### INSTRUCTIONS TO FOLLOW
What follows are records. Restate all of them word for word.

________________

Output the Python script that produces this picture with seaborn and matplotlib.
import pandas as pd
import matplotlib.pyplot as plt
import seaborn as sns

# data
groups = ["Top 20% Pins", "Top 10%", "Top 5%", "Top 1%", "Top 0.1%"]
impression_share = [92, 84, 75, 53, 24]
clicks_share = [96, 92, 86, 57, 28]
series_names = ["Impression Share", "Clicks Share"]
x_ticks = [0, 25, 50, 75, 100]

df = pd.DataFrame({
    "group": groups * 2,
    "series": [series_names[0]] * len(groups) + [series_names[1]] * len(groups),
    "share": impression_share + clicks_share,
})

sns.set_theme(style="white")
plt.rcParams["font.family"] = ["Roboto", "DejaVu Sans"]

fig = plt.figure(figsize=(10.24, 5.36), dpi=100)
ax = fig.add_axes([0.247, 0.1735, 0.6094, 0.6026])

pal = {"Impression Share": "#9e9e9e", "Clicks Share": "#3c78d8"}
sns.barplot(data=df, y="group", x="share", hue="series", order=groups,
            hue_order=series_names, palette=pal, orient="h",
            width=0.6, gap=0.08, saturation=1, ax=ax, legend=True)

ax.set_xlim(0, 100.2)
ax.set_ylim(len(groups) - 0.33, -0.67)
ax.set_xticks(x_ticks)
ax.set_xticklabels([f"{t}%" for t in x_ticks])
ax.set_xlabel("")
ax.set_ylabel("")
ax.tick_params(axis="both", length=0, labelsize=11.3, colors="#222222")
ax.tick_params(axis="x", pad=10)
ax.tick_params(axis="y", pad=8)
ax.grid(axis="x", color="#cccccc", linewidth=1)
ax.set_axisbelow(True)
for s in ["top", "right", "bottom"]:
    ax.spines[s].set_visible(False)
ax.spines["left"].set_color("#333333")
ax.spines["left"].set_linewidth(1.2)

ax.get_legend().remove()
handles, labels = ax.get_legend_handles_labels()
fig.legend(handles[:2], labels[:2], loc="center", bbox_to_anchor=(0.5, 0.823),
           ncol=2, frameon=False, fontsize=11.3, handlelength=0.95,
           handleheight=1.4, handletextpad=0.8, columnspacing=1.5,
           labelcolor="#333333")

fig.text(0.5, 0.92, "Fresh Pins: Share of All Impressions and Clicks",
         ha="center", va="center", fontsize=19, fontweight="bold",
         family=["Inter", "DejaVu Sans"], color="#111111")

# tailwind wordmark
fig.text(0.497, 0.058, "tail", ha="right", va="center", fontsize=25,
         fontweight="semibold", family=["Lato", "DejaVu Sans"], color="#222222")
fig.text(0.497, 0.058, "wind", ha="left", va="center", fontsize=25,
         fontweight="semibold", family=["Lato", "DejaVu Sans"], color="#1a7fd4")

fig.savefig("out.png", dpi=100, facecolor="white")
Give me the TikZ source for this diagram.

________________

### REPLY
Output the Python script that produces this picture with seaborn and matplotlib.
import pandas as pd
import matplotlib.pyplot as plt
import seaborn as sns

# data
groups = ["Top 20% Pins", "Top 10%", "Top 5%", "Top 1%", "Top 0.1%"]
impression_share = [92, 84, 75, 53, 24]
clicks_share = [96, 92, 86, 57, 28]
series_names = ["Impression Share", "Clicks Share"]
x_ticks = [0, 25, 50, 75, 100]

df = pd.DataFrame({
    "group": groups * 2,
    "series": [series_names[0]] * len(groups) + [series_names[1]] * len(groups),
    "share": impression_share + clicks_share,
})

sns.set_theme(style="white")
plt.rcParams["font.family"] = ["Roboto", "DejaVu Sans"]

fig = plt.figure(figsize=(10.24, 5.36), dpi=100)
ax = fig.add_axes([0.247, 0.1735, 0.6094, 0.6026])

pal = {"Impression Share": "#9e9e9e", "Clicks Share": "#3c78d8"}
sns.barplot(data=df, y="group", x="share", hue="series", order=groups,
            hue_order=series_names, palette=pal, orient="h",
            width=0.6, gap=0.08, saturation=1, ax=ax, legend=True)

ax.set_xlim(0, 100.2)
ax.set_ylim(len(groups) - 0.33, -0.67)
ax.set_xticks(x_ticks)
ax.set_xticklabels([f"{t}%" for t in x_ticks])
ax.set_xlabel("")
ax.set_ylabel("")
ax.tick_params(axis="both", length=0, labelsize=11.3, colors="#222222")
ax.tick_params(axis="x", pad=10)
ax.tick_params(axis="y", pad=8)
ax.grid(axis="x", color="#cccccc", linewidth=1)
ax.set_axisbelow(True)
for s in ["top", "right", "bottom"]:
    ax.spines[s].set_visible(False)
ax.spines["left"].set_color("#333333")
ax.spines["left"].set_linewidth(1.2)

ax.get_legend().remove()
handles, labels = ax.get_legend_handles_labels()
fig.legend(handles[:2], labels[:2], loc="center", bbox_to_anchor=(0.5, 0.823),
           ncol=2, frameon=False, fontsize=11.3, handlelength=0.95,
           handleheight=1.4, handletextpad=0.8, columnspacing=1.5,
           labelcolor="#333333")

fig.text(0.5, 0.92, "Fresh Pins: Share of All Impressions and Clicks",
         ha="center", va="center", fontsize=19, fontweight="bold",
         family=["Inter", "DejaVu Sans"], color="#111111")

# tailwind wordmark
fig.text(0.497, 0.058, "tail", ha="right", va="center", fontsize=25,
         fontweight="semibold", family=["Lato", "DejaVu Sans"], color="#222222")
fig.text(0.497, 0.058, "wind", ha="left", va="center", fontsize=25,
         fontweight="semibold", family=["Lato", "DejaVu Sans"], color="#1a7fd4")

fig.savefig("out.png", dpi=100, facecolor="white")
Give me the TikZ source for this diagram.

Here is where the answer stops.